Одновременно Бродскому ясно, что лексическая интенсивность и взрывная вокальность Цветаевой производны не просто от ее эмоционального склада и поэтического мастерства, но в огромной степени от мифопоэтического романтизма, от мифологии языка, элемент которой принадлежит сущности поэзии вообще. Этой мифологии не чужд и Пастернак. Он так описывает творческое вдохновение Юрия Живаго: «Соотношение сил, управляющих творчеством, как бы становится на голову. Первенство получает не человек и состояние его души, которому он ищет выражения, а язык, которым он хочет его выразить. Язык, родина и вместилище красоты и смысла, сам начинает думать и говорить за человека…

В такие минуты Юрий Андреевич чувствовал, что главную работу совершает не он сам, но то, что выше его, что находится над ним и управляет им, а именно: состояние мировой мысли и поэзии и то, что ей предназначено в будущем, следующий по порядку шаг, который предстоит ей сделать в ее историческом развитии.

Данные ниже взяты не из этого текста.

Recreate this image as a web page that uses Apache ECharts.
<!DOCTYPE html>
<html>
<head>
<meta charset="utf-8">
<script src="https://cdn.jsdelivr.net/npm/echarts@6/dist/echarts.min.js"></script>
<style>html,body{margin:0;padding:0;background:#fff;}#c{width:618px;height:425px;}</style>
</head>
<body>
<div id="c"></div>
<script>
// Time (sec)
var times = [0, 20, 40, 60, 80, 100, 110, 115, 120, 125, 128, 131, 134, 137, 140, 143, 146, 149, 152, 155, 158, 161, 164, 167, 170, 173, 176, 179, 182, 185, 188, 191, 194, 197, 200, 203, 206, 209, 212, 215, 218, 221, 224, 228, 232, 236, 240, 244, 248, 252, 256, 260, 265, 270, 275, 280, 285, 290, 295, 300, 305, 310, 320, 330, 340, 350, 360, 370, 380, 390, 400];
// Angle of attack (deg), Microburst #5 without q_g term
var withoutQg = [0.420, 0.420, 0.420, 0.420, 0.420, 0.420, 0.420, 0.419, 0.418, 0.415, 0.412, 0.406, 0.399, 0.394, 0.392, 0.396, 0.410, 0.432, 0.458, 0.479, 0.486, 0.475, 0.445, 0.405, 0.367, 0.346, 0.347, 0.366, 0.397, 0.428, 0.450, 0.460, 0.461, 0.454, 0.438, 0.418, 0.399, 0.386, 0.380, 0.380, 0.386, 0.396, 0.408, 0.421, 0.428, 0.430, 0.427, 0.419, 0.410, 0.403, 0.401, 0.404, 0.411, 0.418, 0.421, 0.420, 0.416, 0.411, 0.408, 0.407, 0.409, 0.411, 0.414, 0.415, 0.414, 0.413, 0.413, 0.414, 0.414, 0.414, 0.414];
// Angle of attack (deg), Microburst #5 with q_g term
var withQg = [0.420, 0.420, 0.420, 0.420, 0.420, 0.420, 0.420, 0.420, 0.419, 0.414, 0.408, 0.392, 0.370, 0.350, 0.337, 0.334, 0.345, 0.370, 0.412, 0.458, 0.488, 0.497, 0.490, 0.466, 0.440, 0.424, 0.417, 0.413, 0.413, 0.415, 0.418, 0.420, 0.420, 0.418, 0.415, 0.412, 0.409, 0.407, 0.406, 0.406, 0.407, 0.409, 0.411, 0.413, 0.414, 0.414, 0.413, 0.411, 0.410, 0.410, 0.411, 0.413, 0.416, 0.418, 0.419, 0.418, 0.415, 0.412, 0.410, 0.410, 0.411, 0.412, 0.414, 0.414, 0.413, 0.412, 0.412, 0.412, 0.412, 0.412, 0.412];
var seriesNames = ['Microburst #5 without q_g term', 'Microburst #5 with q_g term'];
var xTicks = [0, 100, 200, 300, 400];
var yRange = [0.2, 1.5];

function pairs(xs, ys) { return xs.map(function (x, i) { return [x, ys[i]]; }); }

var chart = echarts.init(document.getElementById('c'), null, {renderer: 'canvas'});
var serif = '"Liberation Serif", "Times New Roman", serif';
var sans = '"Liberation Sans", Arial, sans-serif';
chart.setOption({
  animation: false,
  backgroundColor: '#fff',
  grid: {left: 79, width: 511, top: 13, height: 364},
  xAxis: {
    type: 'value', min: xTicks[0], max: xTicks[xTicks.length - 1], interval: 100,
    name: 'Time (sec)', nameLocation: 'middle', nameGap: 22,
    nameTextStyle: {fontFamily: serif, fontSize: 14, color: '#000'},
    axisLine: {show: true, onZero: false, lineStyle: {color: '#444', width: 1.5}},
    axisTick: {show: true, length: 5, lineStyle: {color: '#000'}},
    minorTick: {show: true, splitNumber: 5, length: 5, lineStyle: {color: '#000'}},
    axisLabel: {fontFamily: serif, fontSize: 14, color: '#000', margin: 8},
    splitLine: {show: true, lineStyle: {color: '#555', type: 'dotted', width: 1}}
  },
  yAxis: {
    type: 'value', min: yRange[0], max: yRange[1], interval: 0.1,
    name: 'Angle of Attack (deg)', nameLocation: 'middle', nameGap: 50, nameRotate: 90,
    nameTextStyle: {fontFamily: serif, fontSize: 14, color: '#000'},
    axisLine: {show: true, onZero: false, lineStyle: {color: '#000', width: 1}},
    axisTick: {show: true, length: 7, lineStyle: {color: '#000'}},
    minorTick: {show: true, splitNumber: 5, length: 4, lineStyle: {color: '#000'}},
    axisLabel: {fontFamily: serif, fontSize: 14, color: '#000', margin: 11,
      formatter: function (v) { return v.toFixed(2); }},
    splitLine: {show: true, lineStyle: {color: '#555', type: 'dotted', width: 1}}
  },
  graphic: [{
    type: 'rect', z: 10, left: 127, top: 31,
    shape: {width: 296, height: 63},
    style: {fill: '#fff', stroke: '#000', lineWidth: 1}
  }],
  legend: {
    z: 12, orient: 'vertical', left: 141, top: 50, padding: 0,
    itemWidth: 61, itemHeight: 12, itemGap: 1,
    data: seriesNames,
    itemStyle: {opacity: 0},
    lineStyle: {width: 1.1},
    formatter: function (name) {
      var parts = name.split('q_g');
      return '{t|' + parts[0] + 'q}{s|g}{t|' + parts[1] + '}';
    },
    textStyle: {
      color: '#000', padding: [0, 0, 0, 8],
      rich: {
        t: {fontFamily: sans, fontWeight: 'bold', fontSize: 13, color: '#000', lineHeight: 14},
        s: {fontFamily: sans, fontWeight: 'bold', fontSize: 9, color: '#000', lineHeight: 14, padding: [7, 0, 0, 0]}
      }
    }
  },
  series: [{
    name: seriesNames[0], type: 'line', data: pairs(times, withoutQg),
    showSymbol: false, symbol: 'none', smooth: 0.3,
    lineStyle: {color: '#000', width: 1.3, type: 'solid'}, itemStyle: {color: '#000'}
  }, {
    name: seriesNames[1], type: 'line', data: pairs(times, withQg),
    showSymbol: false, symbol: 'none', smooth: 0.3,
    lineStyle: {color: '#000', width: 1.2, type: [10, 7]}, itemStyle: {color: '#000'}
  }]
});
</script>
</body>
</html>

И он чувствовал себя только поводом и опорной точкой, чтобы она пришла в это движение».

И когда Бродский снова и снова заявляет, что поэт есть средство существования языка, он фактически соглашается с Пастернаком и в еще большей степени с Цветаевой в том, что поэт реализует собой миф. Подобно тому, как Ахилл идет навстречу смерти, ибо это предназначает герою судьба, поэт пишет, поскольку язык подсказывает или просто диктует ему следующую строчку.

Отсюда два главных внутренних повода выбора темы Бродским, решившим сопоставить стихи Пастернака и Цветаевой. Один в том, чтобы показать единство языка как универсального, как метафизического контекста, в котором происходит мистическая встреча разных поэтов. Второй — более личный, более инструментальный. Бродский видит недостаточность каждого из них в отдельности, как источников, для себя самого; он стремится обозначить и уточнить сферу своих культурных предпочтений и несогласий. Разбираясь во взаимоотношениях двух поэтов, Бродский решает собственную стратегическую задачу: ищет пути объединения в самом себе реализма Пастернака и романтизма Цветаевой, детального опыта жизни и власти мифических архетипов.

Итоги

Проблема понимания текста — отнюдь не узкая литературоведческая проблема. И, одновременно, анализ поэзии не исчерпывается пониманием самого текста. Смысл текста — загадочная субстанция, измеряющая близость текста человеку, способность человека встроить данный текст в свой жизненный мир, обогатить и расширить свой мир с помощью данного текста. Лишь наличие внетекстовой реальности придает тексту смысл.

Используемые в современной гуманитаристике понятия «лингвистический контекст», «контекст ситуации», «культурный контекст» важны именно для того, чтобы локализировать и структурировать реальность за пределами текста и очертить, тем самым, область смысла. Лингвист, литературовед и культуролог, казалось бы, могут этим ограничиться. Однако эти понятия удивительным образом обнаруживают свою относительность в анализе конкретных текстов и контекстов; за ними начинает проглядывать трансцендентальная реальность Культуры как таковой, которая не измеряется ни этносом, ни языком, ни нравами, ни верой. Чем определяется для Бродского обращение к Цветаевой? Случайным обнаружением параллелей двух текстов? Личными поэтическими предпочтениями? Ситуацией приглашения на конференцию? Отношением к искусству, поэзии, русской поэзии в частности? Или к европейской культуре XX века? Или еще шире?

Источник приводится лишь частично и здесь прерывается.